Bir zamanlar sağın ve solun bir anlamı vardı. Ve sağ ile sol hiç bu kadar içiçe geçmemişti.
Ulus devletin sonu ve globalleşmenin dayattığı en büyük tehlike olarak gördükleri AB üyeliğinin engellenmesini, bir “İkinci Kurtuluş Savaşı” hüviyetine sokan “Kızıl Elma Koalisyonu” bu uğurda, eskiden can düşmanı oldukları politik oluşumlarla ortak hareket edebilmekte, hatta aynı çatı altında toplanabilmekte, birbirlerinin gazete ve dergilerinde yazılar yazmakta, ortak konferanslar, mitingler, yürüyüşler tertiplemekte, hatta ve hatta birbirleriyle birleşmeyi dahi denemektedirler. Peki, sağın ve solun uçları nasıl bu kadar kolay buluşup kaynaşabilmektedirler?
Kadim düşmanların dost, kadim dostların ise düşman olduğu bu ittifakta anahtar kavram milliyetçiliktir. Gerçekten de globalleşme ulus devleti belirli bir politik krizin içine sokmakta, onu olmazsa olmazlarını paylaşmaya ve hatta bir kısmından vazgeçmeye zorlamaktadır.
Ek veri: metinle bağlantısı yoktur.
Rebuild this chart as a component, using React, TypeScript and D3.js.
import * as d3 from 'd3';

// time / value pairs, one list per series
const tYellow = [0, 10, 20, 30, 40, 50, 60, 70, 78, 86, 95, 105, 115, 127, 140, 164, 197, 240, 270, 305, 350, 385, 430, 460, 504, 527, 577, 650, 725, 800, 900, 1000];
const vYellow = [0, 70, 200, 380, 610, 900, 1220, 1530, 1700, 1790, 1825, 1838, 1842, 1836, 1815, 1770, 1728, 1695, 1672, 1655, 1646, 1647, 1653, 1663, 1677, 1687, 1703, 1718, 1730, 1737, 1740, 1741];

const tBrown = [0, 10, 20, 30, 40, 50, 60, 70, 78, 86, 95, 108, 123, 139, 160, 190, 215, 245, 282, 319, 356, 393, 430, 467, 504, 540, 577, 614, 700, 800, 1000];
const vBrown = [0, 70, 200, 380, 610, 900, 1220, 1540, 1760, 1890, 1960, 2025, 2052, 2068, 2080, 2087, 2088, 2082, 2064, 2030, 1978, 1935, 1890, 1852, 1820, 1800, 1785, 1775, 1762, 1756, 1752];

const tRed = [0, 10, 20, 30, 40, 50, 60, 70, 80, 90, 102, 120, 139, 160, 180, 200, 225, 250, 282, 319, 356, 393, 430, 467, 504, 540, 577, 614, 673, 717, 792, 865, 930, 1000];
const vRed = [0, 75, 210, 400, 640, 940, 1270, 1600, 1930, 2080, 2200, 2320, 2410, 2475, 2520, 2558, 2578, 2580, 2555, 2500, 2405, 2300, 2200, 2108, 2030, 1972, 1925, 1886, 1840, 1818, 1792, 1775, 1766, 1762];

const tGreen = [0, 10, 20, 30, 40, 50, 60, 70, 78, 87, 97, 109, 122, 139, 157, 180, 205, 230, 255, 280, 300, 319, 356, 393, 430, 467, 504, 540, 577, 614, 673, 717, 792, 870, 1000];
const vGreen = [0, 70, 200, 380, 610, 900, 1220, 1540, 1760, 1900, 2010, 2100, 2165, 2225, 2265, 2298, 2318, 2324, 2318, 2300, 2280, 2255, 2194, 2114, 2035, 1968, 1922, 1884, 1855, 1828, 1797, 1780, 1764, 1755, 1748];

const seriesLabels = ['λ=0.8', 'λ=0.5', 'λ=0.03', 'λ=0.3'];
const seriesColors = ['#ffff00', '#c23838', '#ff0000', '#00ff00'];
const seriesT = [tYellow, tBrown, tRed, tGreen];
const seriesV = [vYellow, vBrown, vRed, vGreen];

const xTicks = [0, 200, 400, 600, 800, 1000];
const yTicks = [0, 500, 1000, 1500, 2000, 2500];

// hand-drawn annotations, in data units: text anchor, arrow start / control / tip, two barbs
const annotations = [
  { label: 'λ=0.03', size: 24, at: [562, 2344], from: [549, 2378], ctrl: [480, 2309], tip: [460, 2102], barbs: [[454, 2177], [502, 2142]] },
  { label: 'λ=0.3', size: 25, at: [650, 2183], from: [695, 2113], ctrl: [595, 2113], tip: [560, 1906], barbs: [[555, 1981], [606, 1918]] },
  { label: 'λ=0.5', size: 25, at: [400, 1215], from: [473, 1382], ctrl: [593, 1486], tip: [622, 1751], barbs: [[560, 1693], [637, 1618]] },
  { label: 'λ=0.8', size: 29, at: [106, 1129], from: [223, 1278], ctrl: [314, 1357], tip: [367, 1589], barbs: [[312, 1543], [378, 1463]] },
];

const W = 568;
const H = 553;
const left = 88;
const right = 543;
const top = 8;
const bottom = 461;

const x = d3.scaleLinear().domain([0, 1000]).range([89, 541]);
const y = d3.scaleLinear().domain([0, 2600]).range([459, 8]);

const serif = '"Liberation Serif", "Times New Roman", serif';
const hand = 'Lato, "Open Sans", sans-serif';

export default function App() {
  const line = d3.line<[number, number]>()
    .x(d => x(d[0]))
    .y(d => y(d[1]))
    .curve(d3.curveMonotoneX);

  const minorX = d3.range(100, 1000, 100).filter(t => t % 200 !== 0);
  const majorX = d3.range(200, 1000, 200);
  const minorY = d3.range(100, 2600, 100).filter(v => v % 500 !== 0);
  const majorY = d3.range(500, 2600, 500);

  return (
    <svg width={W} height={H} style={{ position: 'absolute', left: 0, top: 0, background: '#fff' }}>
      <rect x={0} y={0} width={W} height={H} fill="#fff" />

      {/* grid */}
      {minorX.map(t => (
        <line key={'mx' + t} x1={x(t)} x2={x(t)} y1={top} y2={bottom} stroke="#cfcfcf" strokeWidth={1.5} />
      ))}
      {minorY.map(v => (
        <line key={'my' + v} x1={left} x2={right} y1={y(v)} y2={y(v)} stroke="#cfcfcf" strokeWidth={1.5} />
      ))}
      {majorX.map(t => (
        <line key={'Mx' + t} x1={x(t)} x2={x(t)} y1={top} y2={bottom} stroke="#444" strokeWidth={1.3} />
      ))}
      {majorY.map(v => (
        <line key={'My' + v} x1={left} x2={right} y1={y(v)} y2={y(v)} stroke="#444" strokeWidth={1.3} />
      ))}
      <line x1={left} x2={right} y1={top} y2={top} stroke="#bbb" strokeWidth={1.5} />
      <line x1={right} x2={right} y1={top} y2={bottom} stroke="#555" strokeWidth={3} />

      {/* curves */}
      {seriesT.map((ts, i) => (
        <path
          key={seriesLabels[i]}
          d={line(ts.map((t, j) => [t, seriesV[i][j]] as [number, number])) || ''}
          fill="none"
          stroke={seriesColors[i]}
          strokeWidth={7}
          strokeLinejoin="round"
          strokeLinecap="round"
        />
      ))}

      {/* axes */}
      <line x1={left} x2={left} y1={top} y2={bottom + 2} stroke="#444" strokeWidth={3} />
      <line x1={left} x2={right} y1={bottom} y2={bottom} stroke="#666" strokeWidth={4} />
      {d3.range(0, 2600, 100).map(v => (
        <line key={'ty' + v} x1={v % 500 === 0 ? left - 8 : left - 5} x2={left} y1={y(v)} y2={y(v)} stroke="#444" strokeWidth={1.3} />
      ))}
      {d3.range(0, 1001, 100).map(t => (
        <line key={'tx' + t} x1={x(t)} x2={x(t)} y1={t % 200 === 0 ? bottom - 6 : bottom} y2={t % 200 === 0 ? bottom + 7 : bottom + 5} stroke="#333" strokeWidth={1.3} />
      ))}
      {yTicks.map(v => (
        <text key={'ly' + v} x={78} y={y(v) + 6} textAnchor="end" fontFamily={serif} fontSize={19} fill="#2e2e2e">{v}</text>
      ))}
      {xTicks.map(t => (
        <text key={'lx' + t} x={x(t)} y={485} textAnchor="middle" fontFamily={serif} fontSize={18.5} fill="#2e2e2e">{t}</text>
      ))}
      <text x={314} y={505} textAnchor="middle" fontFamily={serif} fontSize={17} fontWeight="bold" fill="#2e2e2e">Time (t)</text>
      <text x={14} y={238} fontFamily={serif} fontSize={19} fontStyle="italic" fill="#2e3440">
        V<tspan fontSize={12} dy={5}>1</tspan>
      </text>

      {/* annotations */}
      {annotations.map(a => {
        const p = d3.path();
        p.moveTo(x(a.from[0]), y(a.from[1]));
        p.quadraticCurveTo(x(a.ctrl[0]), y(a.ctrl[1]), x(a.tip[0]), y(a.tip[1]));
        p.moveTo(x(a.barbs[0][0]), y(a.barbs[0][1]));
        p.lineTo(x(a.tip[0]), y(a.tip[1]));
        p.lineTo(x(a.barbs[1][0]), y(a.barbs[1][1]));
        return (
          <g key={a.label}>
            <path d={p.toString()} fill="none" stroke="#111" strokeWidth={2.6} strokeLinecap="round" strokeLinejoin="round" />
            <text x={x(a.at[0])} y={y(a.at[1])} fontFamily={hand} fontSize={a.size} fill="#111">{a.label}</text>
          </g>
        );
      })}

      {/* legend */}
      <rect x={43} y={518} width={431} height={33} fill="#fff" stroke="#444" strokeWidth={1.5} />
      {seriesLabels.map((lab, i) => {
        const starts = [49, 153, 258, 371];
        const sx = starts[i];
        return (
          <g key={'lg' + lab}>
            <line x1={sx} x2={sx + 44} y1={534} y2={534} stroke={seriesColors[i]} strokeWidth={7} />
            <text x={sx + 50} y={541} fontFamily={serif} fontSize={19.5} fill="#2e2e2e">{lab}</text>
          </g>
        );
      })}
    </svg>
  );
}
Türkiye kontekstinde bu çatışma en keskin ifadesini AB’ye üyelik sürecinde buldu ve bu süreç kaçınılmaz olarak karşı milliyetçi tepkiye yol açtı. Ulus devletin yok oluşu olarak gördükleri bu süreci engellemek, artık sağ ve sol milliyetçiliklerin ana hedefiydi.
Sonuç ne olursa olsun, 2000’lerin Türkiyesini doğru anlamak için milliyetçilik küreselleşmecilik ayrımı, klasik sağ-sol ayırımından çok daha fonksiyoneldir.